# MH721 not cutting full image



## Tam11m (Jul 12, 2012)

Hi guys

Need some advice from you all, I have the MH721 vinyl cutter and have had it for a while, maybe 3 months now, 

So today I started cutting another one of my designs, which is set to 37cm tall and 26cm wide, and its a fairly complex design, and basically the cutter has cut most of it cut out but then its leaving one section out, I tried it again and it cut the same. 

When I cut the image at a much smaller size it cut fine, so thats why im confused.

im using signcut as the cutter program, so im not sure what else I can try

anyone got any idea's to help me out?

thanks

Tam


----------



## kevinsme2005 (Jul 26, 2011)

I also have this cutter. The cutter has an internal memory (1mb?) that tends to fill up when doing large designs. US Cutter sells a memory upgrade that expands to (4mb?) i think that should solve your problem.

Keep in mind its not an issue of image size, rather how many nodes it has to cut. I have cut 8ft long banners at once using the standard 721 and been fine, but had the cutter not finish 12"x12" designs that were very complex.

I have found that using Flexi software with the proper cutter driver installed gets rid of some of the large scale issues, mabye its just more efficient cutting paths but that may help you as well.

Let me know what works best for you!


----------



## Tam11m (Jul 12, 2012)

thanks very much for the responce!

im going to go to the shop tomorrow where I got it from and ask them whats up because clearly it shouldnt do this because it might have increased in size but wouldnt the number of nodes be the same? or does that change with size?


----------



## kevinsme2005 (Jul 26, 2011)

The length between the nodes may or may not affct it. I am not certain on that. Few things to check too:

Be sure you have the correct driver setup for your cutter.
Make sure that you have your cutter properly grounded. (Long rolls of vinyl can create static electricity, which will wreck the cut job.)

Before you do big cuts, try replacing your blade with a pencil and your vinyl with some paper. You can buy cheap rolls of plotter paper and do test "cuts" with the pencil to be sure you have a good cut before you waste. A 30$ roll of plotter paper saves hundreds in lost vinyl.


----------



## Tam11m (Jul 12, 2012)

Thanks again.

Really good advice, and I really must buy that! 
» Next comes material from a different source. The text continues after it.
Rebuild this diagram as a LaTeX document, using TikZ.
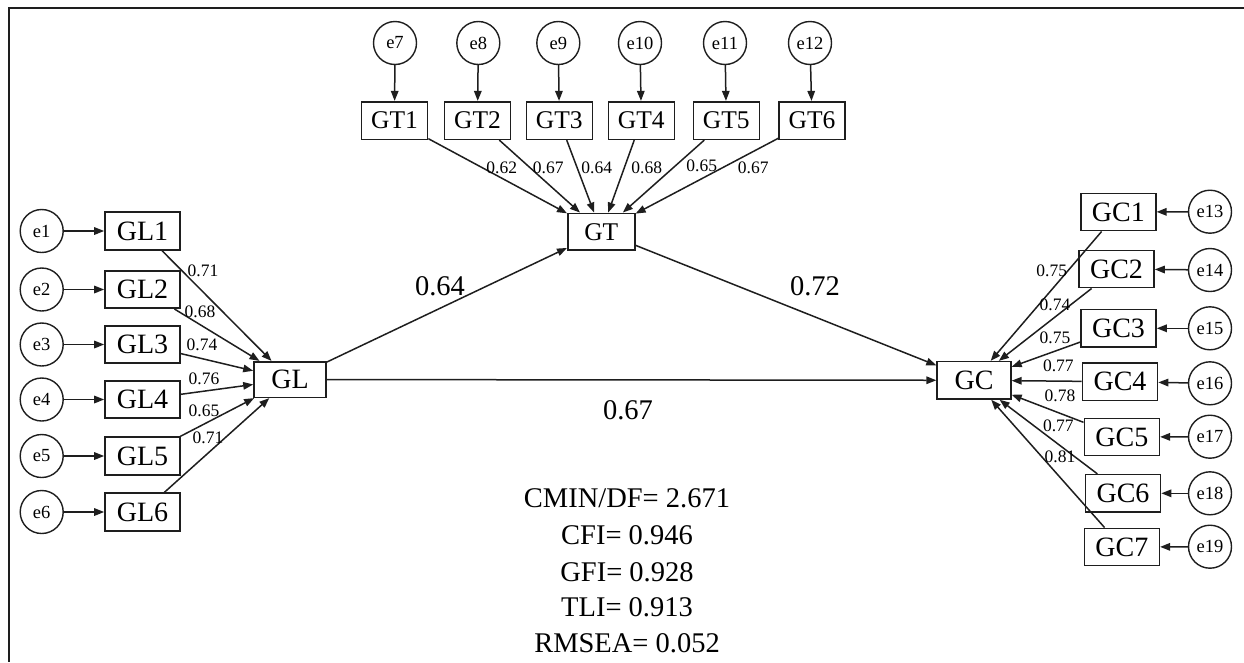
\documentclass[tikz,border=0pt]{standalone}
\usepackage{fontspec}
\setmainfont{Liberation Serif}
\usetikzlibrary{arrows.meta}
\definecolor{ink}{HTML}{1E1E1E}
\begin{document}
\begin{tikzpicture}[x=1pt,y=-1pt,
  ln/.style={draw=ink, line width=1.5pt},
  arr/.style={ln, -{Triangle[length=10pt,width=7.5pt]}},
  obs/.style={draw=ink, line width=1.6pt, minimum height=37.5pt, inner sep=0pt, font=\fontsize{28}{28}\selectfont},
  obst/.style={obs, font=\fontsize{25.5}{25.5}\selectfont},
  err/.style={circle, draw=ink, line width=1.4pt, minimum size=43pt, inner sep=0pt, font=\fontsize{18.5}{18.5}\selectfont},
  sm/.style={inner sep=0pt, font=\fontsize{17.5}{17.5}\selectfont, text height=12pt, text depth=0pt},
  big/.style={inner sep=0pt, font=\fontsize{28.5}{28.5}\selectfont, text height=18.8pt, text depth=0pt},
  frame/.style={draw=ink, line width=1.6pt}
]
\useasboundingbox (0,0) rectangle (1244,662);
% frame (partially visible)
\draw[frame] (1244,8) -- (9,8) -- (9,662);

% latent variables
\node[obs, minimum width=72pt, minimum height=35.6pt] (GL) at (290,379.5) {GL};
\node[obst, minimum width=67pt, minimum height=36.7pt] (GT) at (601.3,231.7) {GT};
\node[obs, minimum width=73.7pt, minimum height=37.3pt] (GC) at (974,380.3) {GC};

% GL indicators
\foreach \i/\y in {1/231,2/289.5,3/344.5,4/399.5,5/456,6/512}{
  \node[obs, minimum width=75pt] (GL\i) at (142.5,\y) {GL\i};
  \node[err] (eL\i) at (41.7,\y) {e\i};
  \draw[arr] (eL\i) -- (GL\i);
  \draw[arr] (GL\i) -- (GL);
}

% GT indicators
\foreach \i/\x/\ex/\e in {1/394.5/395/7,2/477.5/478.3/8,3/559.3/558.3/9,4/641.3/640/10,5/726.3/725/11,6/812/810/12}{
  \node[obst, minimum width=66pt, minimum height=37.6pt] (GT\i) at (\x,120.5) {GT\i};
  \node[err] (eT\i) at (\ex,43) {e\e};
  \draw[arr] (eT\i) -- (GT\i);
  \draw[arr] (GT\i) -- (GT);
}

% GC indicators
\foreach \i/\x/\y/\ey/\e in {1/1118.3/212/211.7/13,2/1116.5/269/270/14,3/1118.5/328.3/328.3/15,4/1120/381.7/383.3/16,5/1121.8/437/436.7/17,6/1123/493.3/493.3/18,7/1121.8/547/546.7/19}{
  \node[obs, minimum width=75pt, minimum height=37.3pt] (GC\i) at (\x,\y) {GC\i};
  \node[err] (eC\i) at (1210,\ey) {e\e};
  \draw[arr] (eC\i) -- (GC\i);
  \draw[arr] (GC\i) -- (GC);
}

% structural paths
\draw[arr] (GL) -- (GT);
\draw[arr] (GT) -- (GC);
\draw[arr] (GL) -- (GC);

\node[big] (b1) at (440,286) {0.64};
\node[big] (b2) at (815,286) {0.72};
\node[big] (b3) at (628,410) {0.67};

% loadings GL
\node[sm] (l1) at (203,270) {0.71};
\node[sm] (l2) at (200,311.7) {0.68};
\node[sm] (l3) at (202,344) {0.74};
\node[sm] (l4) at (204,378) {0.76};
\node[sm] (l5) at (204,410) {0.65};
\node[sm] (l6) at (208,437) {0.71};

% loadings GT
\node[sm] (t1) at (501.7,167) {0.62};
\node[sm] (t2) at (548.3,167) {0.67};
\node[sm] (t3) at (596.7,167) {0.64};
\node[sm] (t4) at (646.7,167) {0.68};
\node[sm] (t5) at (701.7,165) {0.65};
\node[sm] (t6) at (753.3,167) {0.67};

% loadings GC
\node[sm] (c1) at (1051.7,270) {0.75};
\node[sm] (c2) at (1055,304) {0.74};
\node[sm] (c3) at (1055,337.3) {0.75};
\node[sm] (c4) at (1058.3,365.7) {0.77};
\node[sm] (c5) at (1060,395) {0.78};
\node[sm] (c6) at (1058.3,425) {0.77};
\node[sm] (c7) at (1060,456) {0.81};

% fit indices
\node[big] (f1) at (627,498.3) {CMIN/DF= 2.671};
\node[big] (f2) at (627,535) {CFI= 0.946};
\node[big] (f3) at (627,571.7) {GFI= 0.928};
\node[big] (f4) at (627,606.7) {TLI= 0.913};
\node[big] (f5) at (627,643.3) {RMSEA= 0.052};
\end{tikzpicture}
\end{document}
The guys at the store set up my laptop to the cutter so really it should all be fine, I just got to wait to wake up tomorrow and go to them. All I can do.


----------



## kevinsme2005 (Jul 26, 2011)

Let me know what they say!


----------



## jfisk3475 (Jan 28, 2011)

I use sign blazer and cut 20ft no problem. Sign cut i threw out

Sent from my SGH-T679 using T-Shirt Forums


----------



## jfisk3475 (Jan 28, 2011)

I also have the same cutter for two years. 

Sent from my SGH-T679 using T-Shirt Forums


----------



## Tam11m (Jul 12, 2012)

Hi guys

been a busy day, went to the shop in the morning, they checked everything, we did a few rest runs with a pen and paper, I took my old ones I did at home as proof that it wasnt working, and after a few tries they got it to work! it drew the full image!

now I was really happy with this, they did a few more bits of work to it, changed the cartridge and the mother board for free as it did a few 'drag' lines on the paper when doing it with pen, so thats gone now. 

I get home, late in the day around 3pm, and started to do the design again, put pen and paper on, it works, doing the full image. GREAT!

so I put in the vinyl, let it cut away, pull it out and.. oh no.. its gone back to square one, missing lots of work on it again.. not sure what I can do, its cutting all other designs really nicely, just this complicated one its not working for some reason.. going to speak to the shop again as I couldnt go back as I had to go work after..


----------



## jfisk3475 (Jan 28, 2011)

Oh. Blade depth or your cartridge is slipping up. I did that then figured it out my depth was too high. The cutting strip is not very level all the way on mst machines. Just give it about 1/8 TURN DOWN

Sent from my SGH-T679 using T-Shirt Forums


----------



## Tam11m (Jul 12, 2012)

To be honest it's more about the fact that it's not cutting full images.. it's doing small work fine just not the big stuff


----------



## jfisk3475 (Jan 28, 2011)

Try downloading signblazer. Like i said earlier i do 20ft. and you can manipulate more. you can add text.

Sent from my SGH-T679 using T-Shirt Forums


----------



## Tam11m (Jul 12, 2012)

one thing is that I dont find sign blazer easy to use just yet. 

also an update, I tried cutting the image down into 4 pieces, and its still missing random bits.. really ticking me off now


----------



## kevinsme2005 (Jul 26, 2011)

Alrighty, sine it was working fine with pen and paper but having issues on the vinyl its one of two things.

First, your blade depth/downforce is set improperly and its not cutting/contacting where it should. The blade should be about a credit card thick outside of the holder, the rest should be inside.

Second, is your cutter properly grounded? Vinyl tends to build up a lot of static electricity and that can greatly effect what your cutting. Get a lenth of wire and connect it to a screw hole on the top of the cutter to a metal frame, or anything else nearby.

Check em out, let me know!


----------



## Tam11m (Jul 12, 2012)

hi guys

well everything was fine, it was none of the issues above but a very simple one.. 
Basically I use a usb hub from the laptop, and that wasn't sending a good connection, so for small files it cuts fine, large files I have to connect the usb directly to the laptop to get it going, something me and the shop didnt think about until I randomly thought maybe.. but good thing is the problem is fixed


----------



## jfisk3475 (Jan 28, 2011)

Never thought of that. I direct connect mine too so now I have that as an option if it comes up. Good cutting.

Sent from my SGH-T679 using T-Shirt Forums


----------



## Tam11m (Jul 12, 2012)

yeah it really was such a random thing to be, I know it was stupid of me really but at the same time I needed the hub attachment, lesson learnt though, good bit of research done for others haha


----------



## jfisk3475 (Jan 28, 2011)

sometimes we all have to be lab rats

Sent from my SGH-T679 using T-Shirt Forums


----------



## Tam11m (Jul 12, 2012)

good way of thinking about it, thanks


----------